* **Information provided**
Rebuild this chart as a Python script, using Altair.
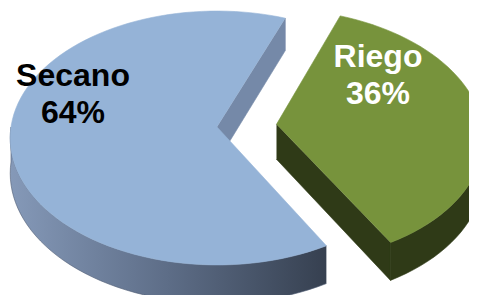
import math
import altair as alt
import pandas as pd

# ---- data -----------------------------------------------------------
categories = ["Secano", "Riego"]
values = [64, 36]
top_colors = ["#95B3D7", "#77933C"]
cut_colors = ["#7589A8", "#2F3A17"]
side_colors = ["gradient", "#2F3A17"]
label_colors = ["#000000", "#FFFFFF"]
exploded = [0.0, 0.29]

# ---- geometry / style constants ------------------------------------
W, H = 461, 287          # plot area (page offset 8px)
CX, CY = 217, 127        # projected centre of the pie
SX, SZ = 206, 126        # horizontal radius, foreshortened depth radius
PERSP = 0.0866           # perspective strength
DEPTH = 35               # pie thickness
START = 21.0             # start angle of the second slice (deg, clockwise from back)
LABEL_POS = {"Secano": (73, 86), "Riego": (378, 67)}
N = 140

total = float(sum(values))


def proj(X, Z, drop=0.0):
    f = 1.0 / (1.0 - PERSP * Z)
    return (CX + SX * X * f, CY + (SZ * Z + drop) * f)


def rim(phi, off, drop=0.0):
    r = math.radians(phi)
    return proj(math.sin(r) + off[0], -math.cos(r) + off[1], drop)


def apex(off, drop=0.0):
    return proj(off[0], off[1], drop)


def arc(t0, t1, off, drop=0.0):
    n = max(2, int(N * abs(t1 - t0) / 360) + 2)
    return [rim(t0 + (t1 - t0) * i / (n - 1), off, drop) for i in range(n)]


rows = []
layers_spec = []
pid = 0


def add_poly(pts, fill):
    global pid
    for k, (x, y) in enumerate(pts):
        rows.append({"poly": pid, "x": x, "y": y, "ord": k})
    layers_spec.append((pid, fill))
    pid += 1


angle = START - 360 * values[0] / total
slices = []
for cat, v, ex in zip(categories, values, exploded):
    t0 = angle
    t1 = angle + 360 * v / total
    mid = math.radians((t0 + t1) / 2)
    off = (ex * math.sin(mid), -ex * math.cos(mid))
    slices.append((t0, t1, off))
    angle = t1

side_grad = alt.Gradient(
    gradient="linear",
    stops=[
        alt.GradientStop(color="#8599B8", offset=0),
        alt.GradientStop(color="#5D6D87", offset=0.5),
        alt.GradientStop(color="#364050", offset=1),
    ],
    x1=0, x2=1, y1=0, y2=0,
)

for i, (t0, t1, off) in enumerate(slices):
    # radial cut faces that face the viewer
    for t, nrm in ((t0, t0 - 90), (t1, t1 + 90)):
        if math.cos(math.radians(nrm)) < 0:
            add_poly([apex(off), rim(t, off), rim(t, off, DEPTH), apex(off, DEPTH)], cut_colors[i])
    # outer wall, front half
    for k in range(-2, 3):
        lo, hi = 90 + 360 * k, 270 + 360 * k
        a0, a1 = max(t0, lo), min(t1, hi)
        if a1 > a0:
            pts = arc(a0, a1, off) + arc(a1, a0, off, DEPTH)
            add_poly(pts, side_grad if side_colors[i] == "gradient" else side_colors[i])
    # top face
    add_poly([apex(off)] + arc(t0, t1, off), top_colors[i])

df = pd.DataFrame(rows)

xs = alt.Scale(domain=[8, 8 + W], nice=False, zero=False)
ys = alt.Scale(domain=[8, 8 + H], nice=False, zero=False, reverse=True)

base = alt.Chart(df)
layers = []
for p, fill in layers_spec:
    stroke = fill if isinstance(fill, str) else "#4F5D74"
    layers.append(
        base.transform_filter(alt.datum.poly == p)
        .mark_line(fill=fill, stroke=stroke, strokeWidth=0.6, interpolate="linear")
        .encode(
            x=alt.X("x:Q", scale=xs, axis=None),
            y=alt.Y("y:Q", scale=ys, axis=None),
            order=alt.Order("ord:Q"),
        )
    )

labels = pd.DataFrame({
    "label": [f"{c}\n{v}%" for c, v in zip(categories, values)],
    "lx": [LABEL_POS[c][0] for c in categories],
    "ly": [LABEL_POS[c][1] for c in categories],
    "col": label_colors,
})
text = alt.Chart(labels).mark_text(
    font="Liberation Sans", fontWeight="bold", fontSize=32,
    align="center", baseline="alphabetic", lineBreak="\n", lineHeight=37,
).encode(
    x=alt.X("lx:Q", scale=xs, axis=None),
    y=alt.Y("ly:Q", scale=ys, axis=None),
    text="label:N",
    color=alt.Color("col:N", scale=None, legend=None),
)

chart = alt.layer(*layers, text).properties(
    width=W, height=H, padding=0, autosize="none", background="white"
).configure_view(stroke=None)

chart.save("out.html", embed_options={"renderer": "svg", "actions": False})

* **Task to carry out**
Write the lines above out again exactly, without any of their pictures.

* **Written answer**
Rebuild this chart as a Python script, using Altair.
import math
import altair as alt
import pandas as pd

# ---- data -----------------------------------------------------------
categories = ["Secano", "Riego"]
values = [64, 36]
top_colors = ["#95B3D7", "#77933C"]
cut_colors = ["#7589A8", "#2F3A17"]
side_colors = ["gradient", "#2F3A17"]
label_colors = ["#000000", "#FFFFFF"]
exploded = [0.0, 0.29]

# ---- geometry / style constants ------------------------------------
W, H = 461, 287          # plot area (page offset 8px)
CX, CY = 217, 127        # projected centre of the pie
SX, SZ = 206, 126        # horizontal radius, foreshortened depth radius
PERSP = 0.0866           # perspective strength
DEPTH = 35               # pie thickness
START = 21.0             # start angle of the second slice (deg, clockwise from back)
LABEL_POS = {"Secano": (73, 86), "Riego": (378, 67)}
N = 140

total = float(sum(values))


def proj(X, Z, drop=0.0):
    f = 1.0 / (1.0 - PERSP * Z)
    return (CX + SX * X * f, CY + (SZ * Z + drop) * f)


def rim(phi, off, drop=0.0):
    r = math.radians(phi)
    return proj(math.sin(r) + off[0], -math.cos(r) + off[1], drop)


def apex(off, drop=0.0):
    return proj(off[0], off[1], drop)


def arc(t0, t1, off, drop=0.0):
    n = max(2, int(N * abs(t1 - t0) / 360) + 2)
    return [rim(t0 + (t1 - t0) * i / (n - 1), off, drop) for i in range(n)]


rows = []
layers_spec = []
pid = 0


def add_poly(pts, fill):
    global pid
    for k, (x, y) in enumerate(pts):
        rows.append({"poly": pid, "x": x, "y": y, "ord": k})
    layers_spec.append((pid, fill))
    pid += 1


angle = START - 360 * values[0] / total
slices = []
for cat, v, ex in zip(categories, values, exploded):
    t0 = angle
    t1 = angle + 360 * v / total
    mid = math.radians((t0 + t1) / 2)
    off = (ex * math.sin(mid), -ex * math.cos(mid))
    slices.append((t0, t1, off))
    angle = t1

side_grad = alt.Gradient(
    gradient="linear",
    stops=[
        alt.GradientStop(color="#8599B8", offset=0),
        alt.GradientStop(color="#5D6D87", offset=0.5),
        alt.GradientStop(color="#364050", offset=1),
    ],
    x1=0, x2=1, y1=0, y2=0,
)

for i, (t0, t1, off) in enumerate(slices):
    # radial cut faces that face the viewer
    for t, nrm in ((t0, t0 - 90), (t1, t1 + 90)):
        if math.cos(math.radians(nrm)) < 0:
            add_poly([apex(off), rim(t, off), rim(t, off, DEPTH), apex(off, DEPTH)], cut_colors[i])
    # outer wall, front half
    for k in range(-2, 3):
        lo, hi = 90 + 360 * k, 270 + 360 * k
        a0, a1 = max(t0, lo), min(t1, hi)
        if a1 > a0:
            pts = arc(a0, a1, off) + arc(a1, a0, off, DEPTH)
            add_poly(pts, side_grad if side_colors[i] == "gradient" else side_colors[i])
    # top face
    add_poly([apex(off)] + arc(t0, t1, off), top_colors[i])

df = pd.DataFrame(rows)

xs = alt.Scale(domain=[8, 8 + W], nice=False, zero=False)
ys = alt.Scale(domain=[8, 8 + H], nice=False, zero=False, reverse=True)

base = alt.Chart(df)
layers = []
for p, fill in layers_spec:
    stroke = fill if isinstance(fill, str) else "#4F5D74"
    layers.append(
        base.transform_filter(alt.datum.poly == p)
        .mark_line(fill=fill, stroke=stroke, strokeWidth=0.6, interpolate="linear")
        .encode(
            x=alt.X("x:Q", scale=xs, axis=None),
            y=alt.Y("y:Q", scale=ys, axis=None),
            order=alt.Order("ord:Q"),
        )
    )

labels = pd.DataFrame({
    "label": [f"{c}\n{v}%" for c, v in zip(categories, values)],
    "lx": [LABEL_POS[c][0] for c in categories],
    "ly": [LABEL_POS[c][1] for c in categories],
    "col": label_colors,
})
text = alt.Chart(labels).mark_text(
    font="Liberation Sans", fontWeight="bold", fontSize=32,
    align="center", baseline="alphabetic", lineBreak="\n", lineHeight=37,
).encode(
    x=alt.X("lx:Q", scale=xs, axis=None),
    y=alt.Y("ly:Q", scale=ys, axis=None),
    text="label:N",
    color=alt.Color("col:N", scale=None, legend=None),
)

chart = alt.layer(*layers, text).properties(
    width=W, height=H, padding=0, autosize="none", background="white"
).configure_view(stroke=None)

chart.save("out.html", embed_options={"renderer": "svg", "actions": False})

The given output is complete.